Create a softlink pointing to the BIOPAC data:

ln -s  /data/datasets/hcph-pilot-sourcedata/recordings/BIOPAC

Create a softlink pointing to the eye-tracking data:

ln -s  /data/datasets/hcph-pilot-sourcedata/recordings/psychopy

Setup a cron job to execute automatically the synchronization:

crontab -e
[ within your file editor add the following line ]
0 2 * * * rsync -avurP /data/datasets/hcph-pilot-sourcedata* <user>@<host>:<path>/sourcedata-pilot &> $HOME/var/log/data-curnagl.log

Calibration of the GA¶

The AcqKnowledge software must be re-calibrated every two months, approximately.

A gas mixture bottle with a known CO₂ and O₂ concentrations is necessary

CO₂ concentration must be between 5% and 10%, while O₂ within 5% and 21%. A second reference mixture is necessary, and room air can be used, knowing that atmospheric contents by volume are 0.039 ±0.001% for CO₂ and 20.946 ±0.003% for O₂.

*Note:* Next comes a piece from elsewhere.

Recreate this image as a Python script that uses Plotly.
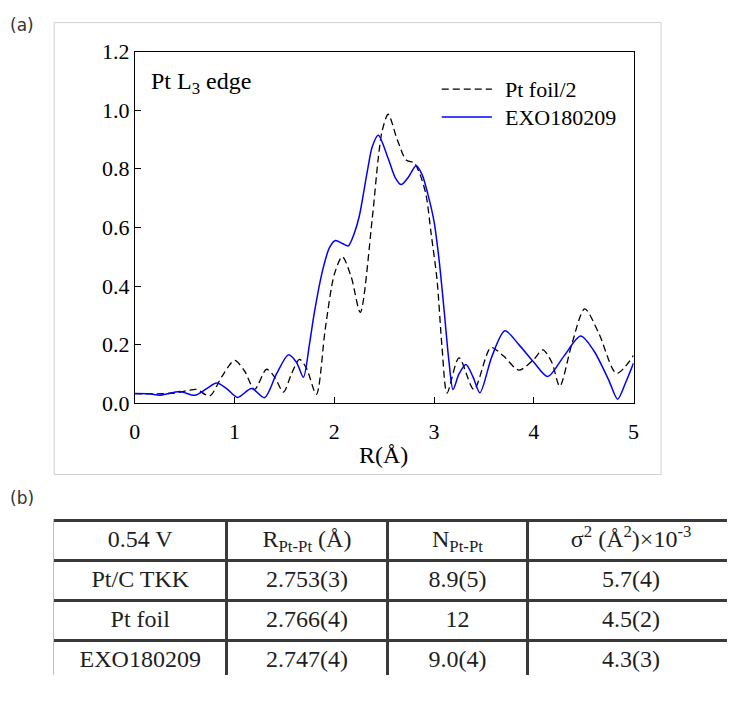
import plotly.graph_objects as go

# ---------------- data ----------------
r_foil = [0.0, 0.2, 0.4, 0.55, 0.62, 0.75, 0.87, 1.0, 1.1, 1.2, 1.32, 1.4, 1.49, 1.57, 1.65,
          1.72, 1.82, 1.91, 2.0, 2.08, 2.17, 2.26, 2.38, 2.44, 2.48, 2.54, 2.63, 2.72, 2.80,
          2.86, 2.92, 2.97, 3.03, 3.08, 3.13, 3.25, 3.40, 3.57, 3.70, 3.85, 4.0, 4.09, 4.18,
          4.26, 4.38, 4.51, 4.65, 4.83, 5.0]
chi_foil = [0.033, 0.032, 0.035, 0.045, 0.047, 0.025, 0.09, 0.146, 0.11, 0.047, 0.116, 0.09,
            0.038, 0.10, 0.15, 0.12, 0.03, 0.256, 0.44, 0.50, 0.43, 0.31, 0.63, 0.835, 0.93,
            0.986, 0.90, 0.83, 0.82, 0.78, 0.71, 0.58, 0.42, 0.19, 0.035, 0.155, 0.047, 0.19,
            0.16, 0.113, 0.15, 0.182, 0.14, 0.058, 0.20, 0.322, 0.24, 0.102, 0.163]

r_exo = [0.0, 0.15, 0.25, 0.45, 0.6, 0.72, 0.82, 0.92, 1.03, 1.17, 1.30, 1.42, 1.54, 1.62,
         1.69, 1.75, 1.80, 1.88, 1.95, 2.01, 2.08, 2.14, 2.20, 2.25, 2.33, 2.38, 2.44, 2.54,
         2.61, 2.67, 2.74, 2.82, 2.88, 2.94, 3.0, 3.05, 3.10, 3.15, 3.19, 3.25, 3.32, 3.39,
         3.46, 3.58, 3.71, 3.85, 4.0, 4.14, 4.3, 4.47, 4.6, 4.75, 4.84, 4.92, 5.0]
chi_exo = [0.033, 0.032, 0.027, 0.04, 0.027, 0.05, 0.069, 0.05, 0.02, 0.05, 0.019, 0.10,
           0.165, 0.14, 0.089, 0.20, 0.31, 0.45, 0.53, 0.555, 0.545, 0.537, 0.58, 0.638,
           0.79, 0.875, 0.914, 0.835, 0.77, 0.746, 0.77, 0.81, 0.78, 0.71, 0.62, 0.49, 0.32,
           0.14, 0.047, 0.10, 0.132, 0.09, 0.036, 0.16, 0.247, 0.20, 0.14, 0.091, 0.16,
           0.229, 0.18, 0.08, 0.014, 0.07, 0.137]

x_ticks = [0, 1, 2, 3, 4, 5]
y_ticks = [0.0, 0.2, 0.4, 0.6, 0.8, 1.0, 1.2]

series_names = ["Pt foil/2", "EXO180209"]

table_header = ["0.54 V", "R<sub>Pt-Pt</sub> (Å)", "N<sub>Pt-Pt</sub>",
                "σ<sup>2</sup> (Å<sup>2</sup>)×10<sup>-3</sup>"]
samples = ["Pt/C TKK", "Pt foil", "EXO180209"]
r_ptpt = ["2.753(3)", "2.766(4)", "2.747(4)"]
n_ptpt = ["8.9(5)", "12", "9.0(4)"]
sigma2 = ["5.7(4)", "4.5(2)", "4.3(3)"]

# ---------------- layout helpers ----------------
# The page body keeps its default 8px margin, so the figure is made 16px
# smaller than the window and every page position is shifted by 8px.
PAGE_W, PAGE_H = 749, 704
OFF = 8
W, H = PAGE_W - 2 * OFF, PAGE_H - 2 * OFF

def px(x):
    return (x - OFF) / W

def py(y):
    return 1 - (y - OFF) / H

SERIF = "Liberation Serif"
BLUE = "#0000ff"

# table geometry (page pixels): column edges and row pitch
COL_EDGES = [57, 232, 396, 538, 749]
TABLE_TOP, ROW_H = 536, 41.5

fig = go.Figure()

fig.add_trace(go.Scatter(
    x=r_foil, y=chi_foil, mode="lines", name=series_names[0],
    line=dict(color="black", width=1.3, dash="7px,4px", shape="spline", smoothing=0.8),
    showlegend=False, cliponaxis=True, hoverinfo="skip"))
fig.add_trace(go.Scatter(
    x=r_exo, y=chi_exo, mode="lines", name=series_names[1],
    line=dict(color=BLUE, width=1.5, shape="spline", smoothing=0.8),
    showlegend=False, cliponaxis=True, hoverinfo="skip"))

# ---- table (b): cell texts drawn on their own axes (x2/y2) ----
columns = [table_header] + [list(c) for c in zip(samples, r_ptpt, n_ptpt, sigma2)]
col_centers = [(COL_EDGES[i] + COL_EDGES[i + 1]) / 2 for i in range(len(COL_EDGES) - 1)]
cell_x, cell_y, cell_text = [], [], []
for r, row in enumerate(columns):
    for c, val in enumerate(row):
        cell_x.append(col_centers[c])
        cell_y.append(r + 0.5)
        cell_text.append(val)
fig.add_trace(go.Scatter(
    x=cell_x, y=cell_y, text=cell_text, mode="text", textposition="middle center",
    textfont=dict(family=SERIF, size=24, color="#1e1e1e"),
    xaxis="x2", yaxis="y2", showlegend=False, cliponaxis=False, hoverinfo="skip"))

axis_common = dict(showline=True, linecolor="black", linewidth=1, mirror=True,
                   ticks="inside", ticklen=6, tickcolor="black", showgrid=False,
                   zeroline=False, tickfont=dict(family=SERIF, size=22, color="black"))

x2_left, x2_right = 57, OFF + W
y2_top_page, y2_bot_page = 534, OFF + H
fig.update_layout(
    width=W, height=H, margin=dict(l=0, r=0, t=0, b=0),
    paper_bgcolor="white", plot_bgcolor="white",
    xaxis=dict(domain=[px(139), px(646)], range=[0, 5], tickvals=x_ticks,
               ticktext=[str(v) for v in x_ticks], anchor="y", ticklabelstandoff=8,
               **axis_common),
    yaxis=dict(domain=[py(414), py(49)], range=[0, 1.2], tickvals=y_ticks,
               ticktext=[f"{v:.1f}" for v in y_ticks], anchor="x", **axis_common),
    xaxis2=dict(domain=[px(x2_left), 1.0], range=[x2_left, x2_right], anchor="y2",
                tickvals=COL_EDGES[1:-1], showticklabels=False, ticks="",
                showgrid=True, gridcolor="#3a3a3a", gridwidth=2.5,
                zeroline=False, showline=False, fixedrange=True),
    yaxis2=dict(domain=[py(y2_bot_page), py(y2_top_page)],
                range=[(y2_bot_page - TABLE_TOP) / ROW_H, (y2_top_page - TABLE_TOP) / ROW_H],
                anchor="x2", tickvals=[0, 1, 2, 3, 4], showticklabels=False, ticks="",
                showgrid=True, gridcolor="#3a3a3a", gridwidth=2.5,
                zeroline=False, showline=True, linecolor="#bdbdbd", linewidth=1,
                fixedrange=True),
    showlegend=False,
)

shapes = [
    # outer light frame around panel (a)
    dict(type="rect", xref="paper", yref="paper", x0=px(57), x1=px(674), y0=py(488), y1=py(19),
         line=dict(color="#d0d0d0", width=1), fillcolor="rgba(0,0,0,0)", layer="below"),
    # legend samples
    dict(type="line", xref="paper", yref="paper", x0=px(451), x1=px(502), y0=py(88), y1=py(88),
         line=dict(color="black", width=1.3, dash="7px,4px")),
    dict(type="line", xref="paper", yref="paper", x0=px(451), x1=px(502), y0=py(117), y1=py(117),
         line=dict(color=BLUE, width=1.5)),
]
fig.update_layout(shapes=shapes)

annotations = [
    dict(text="(a)", x=px(10), y=py(21), xref="paper", yref="paper", xanchor="left",
         yanchor="middle", showarrow=False, font=dict(family="DejaVu Sans", size=17, color="#333")),
    dict(text="(b)", x=px(10), y=py(512), xref="paper", yref="paper", xanchor="left",
         yanchor="middle", showarrow=False, font=dict(family="DejaVu Sans", size=17, color="#333")),
    dict(text="Pt L<sub>3</sub> edge", x=px(153), y=py(82), xref="paper", yref="paper",
         xanchor="left", yanchor="middle", showarrow=False,
         font=dict(family=SERIF, size=24, color="black")),
    dict(text=series_names[0], x=px(513), y=py(88), xref="paper", yref="paper",
         xanchor="left", yanchor="middle", showarrow=False,
         font=dict(family=SERIF, size=22, color="black")),
    dict(text=series_names[1], x=px(513), y=py(117), xref="paper", yref="paper",
         xanchor="left", yanchor="middle", showarrow=False,
         font=dict(family=SERIF, size=22, color="black")),
    dict(text="R(Å)", x=px(392), y=py(468), xref="paper", yref="paper",
         xanchor="center", yanchor="middle", showarrow=False,
         font=dict(family=SERIF, size=24, color="black")),
]
fig.update_layout(annotations=annotations)

fig.write_html("out.html")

Connect the BIOPAC to the Physiology recording laptop (███) as described in this section.
Connect the AcqKnowledge License Key into a USB Port of the Physiology recording laptop (███).
Open AcqKnowledge software on the Physiology recording laptop (███).
Open the template graph file (EXP_BASE.gtl)
Edit the configuration of the inputs 3 (connected to the CO₂ output of the GA) and 4 (connected to the O₂ output of the GA). Lower and upper calibration points can be set by sampling the input a number of times with the AcqKnowledge utility.
Overwrite the template graph file EXP_BASE.gtl.